Sorry. Its the terribelst thing I've ever seen.
a) the UI is UGLY, *U*G*L*Y*.
b) everybody claiming that GTK is FAST,
c) Linux simply offers NOTHING windows does not offer as well.
History:
I admined about 40 SunOS 4.3 and 20 DEC Ultrix machines. I worked with slackware linux kernel version 0.91 or 0.93. My first "big computer" after my Apple ][ clone was a Mac.
I do not switch to linux for three reasons:
i) everything which is unique on linux (and good working versus other OSes implementation) does
-- not interest me (I do no video editing)
-- is incredible difficult to use (e.g. GIMP)
ii) I have a running Windows system. Why should I kick everything I have on it?
iii) everything which is similar on linux, KDE for example, I allready have on Windows.
Well, I come from MAC. I go back to MAC now where it runs basicly NeXT Step/OS X (BSD).
The whole GNU/Linux movement just behaves as if 30 years of user interface design research never had happened.
One third just does what it likes.
One third sticks to old standards because they think better a standard than nothing (X11/Motive)
One third coppies primaryly the bad examples of Windows(KDE).
None of them can get me into the hazzle of wasting 3 or 4 hours installation of a dual boot system.
Furthermore: how to configure a linuy system?
Its not like BSD, its not like System V, its not like AIX, its not like Solaris.
Even worse: every linux system thinks it has invented the holy gral of how to admin a system.
Today I try to work with Mandrake(my DSL router is a mandrake system) tomorrow I like to use Suse.
I can not copy a single config file from Mandrake to my Suse System
BTW: GIMP, how do you draw a straight line? Start point -> End Point?
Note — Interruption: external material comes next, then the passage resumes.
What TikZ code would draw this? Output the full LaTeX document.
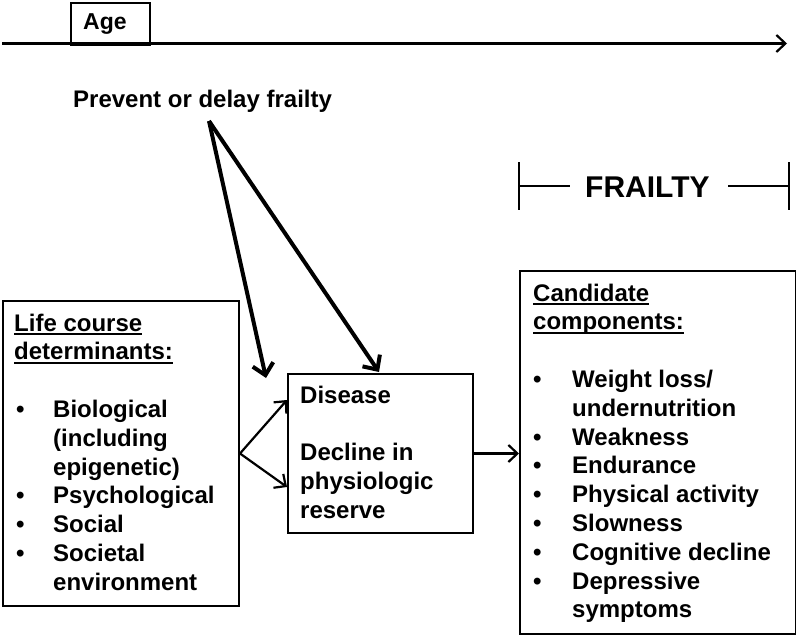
\documentclass[tikz,border=0pt]{standalone}
\usepackage{fontspec}
\setmainfont{Liberation Sans}
\usetikzlibrary{arrows.meta}
\newcommand\myul[1]{\setbox0\hbox{#1}\rlap{\rule[-4pt]{\wd0}{2pt}}\box0}
\begin{document}
\begin{tikzpicture}[x=1pt,y=-1pt,
  box/.style={draw, line width=2pt, inner sep=0pt, anchor=north west},
  txt/.style={anchor=base west, inner sep=0pt, font=\fontsize{24}{29}\selectfont\bfseries},
  thinarrow/.style={line width=2.2pt, -{Straight Barb[length=9pt,width=17pt,line width=2.2pt]}},
  thickarrow/.style={line width=4pt, -{Straight Barb[length=11pt,width=21pt,line width=4pt]}},
  rule/.style={line width=2pt}]
\useasboundingbox (0,0) rectangle (796,637);

% time line with Age box
\node[box, minimum width=79pt, minimum height=42pt] (agebox) at (70,1.5) {};
\node[txt, font=\fontsize{23}{28}\selectfont\bfseries] (age) at (83,29) {Age};
\coordinate (tstart) at (2,43.5);
\coordinate (tend) at (787,43.5);
\draw[thinarrow] (tstart) -- (tend);

% prevent
\node[txt] (prevent) at (73,107) {Prevent or delay frailty};
\coordinate (apex) at (209,121);

% boxes
\node[box, minimum width=236pt, minimum height=305pt] (life) at (2,300) {};
\node[box, minimum width=185pt, minimum height=159pt] (dis) at (287,373) {};
\node[box, minimum width=276pt, minimum height=363pt] (cand) at (519,270) {};

% FRAILTY bracket
\node[txt, font=\fontsize{30}{35}\selectfont\bfseries] (frailty) at (585,197) {FRAILTY};
\draw[rule] (519,162) -- (519,210);
\draw[rule] (519,186) -- (570,186);
\draw[rule] (728,186) -- (789,186);
\draw[rule] (789,162) -- (789,210);

% left box text
\node[txt] (lh1) at (14,331) {\myul{Life course}};
\node[txt] (lh2) at (14,359.8) {\myul{determinants:}};
\foreach \yy [count=\i] in {417.4,503.8,532.6,561.4}
  \node[txt] (lb\i) at (16,\yy) {\textbullet};
\foreach \yy/\tx [count=\i] in {417.4/{Biological},446.2/{(including},475/{epigenetic)},503.8/{Psychological},532.6/{Social},561.4/{Societal},590.2/{environment}}
  \node[txt] (lt\i) at (53,\yy) {\tx};

% middle box text
\foreach \yy/\tx [count=\i] in {403/{Disease},460.6/{Decline in},489.4/{physiologic},518.2/{reserve}}
  \node[txt] (mt\i) at (300,\yy) {\tx};

% right box text
\node[txt] (rh1) at (533,301) {\myul{Candidate}};
\node[txt] (rh2) at (533,329.8) {\myul{components:}};
\foreach \yy [count=\i] in {387.4,445,473.8,502.6,531.4,560.2,589}
  \node[txt] (rb\i) at (533,\yy) {\textbullet};
\foreach \yy/\tx [count=\i] in {387.4/{Weight loss/},416.2/{undernutrition},445/{Weakness},473.8/{Endurance},502.6/{Physical activity},531.4/{Slowness},560.2/{Cognitive decline},589/{Depressive},617.8/{symptoms}}
  \node[txt] (rt\i) at (572,\yy) {\tx};

% connectors
\coordinate (t1) at (287,400);
\coordinate (t2) at (287,487);
\draw[thinarrow] (life.east) -- (t1);
\draw[thinarrow] (life.east) -- (t2);
\draw[thinarrow] (dis.east) -- (dis.east -| cand.west);
\coordinate (p1) at (266,378);
\coordinate (p2) at (379,372);
\draw[thickarrow] (apex) -- (p1);
\draw[thickarrow] (apex) -- (p2);
\end{tikzpicture}
\end{document}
You cant do that without reading the manual. The simplest thing, the first thing every user attempts, is impossible without reading the manual.
And in the manual you can not look under: line, straight line or something. No, you have to read it from front to end to stumble over the point where you finaly figure that you have to use the alt key.
I have to admind, I did not figure that my own, no, I had to ask one.
I spend 3 or 4 hours with GIMP, trying to make some smal PNGs. I gave up.
Well, now you come and tell me: most is OS or even GPL; take it and change it.
Sorry, YOU wrote it. If you like ME to USE it, write it in a way that I want to USE it.
If the surface of your software sucks, I do not even like to look into the source code.
Yes, when I work on *nix I use VI.
regards,
angel'o'sphere
Re:Why Windows is better (in some ways) (Score:4, Interesting)
Linux needs one thing: A source code installer, analogous to the Wise installation Wizard. This would do more to help linux become a viable desktop OS than anything else. I like linux, but I HATE fucking around with
PLLEEASE!! If there are any OSS developers out there, just start a project for a installation wizard.
Re:What keeps me on windows? (Score:4, Informative)
Rebuttal: If by bastardize it you mean change it to suit their needs, the needs of their users, and make several big improvements - you are very right...
I am not certain where you are coming from, but it is an indisputable fact that Microsoft rarely (if ever) invents the technology that it markets. Back in the mid-90s, industry pundits used the term, "leveraging" to describe this behavior. Examples are, of necessity, numerous. Here are a few examples off the top of my head, that every computer hobbiest should know:
1) DOS and Windows both contain code originally written by Digital Research for CP/M. In fact, DOS is a CP/M clone, re-compiled for the 16-bit microcomputer.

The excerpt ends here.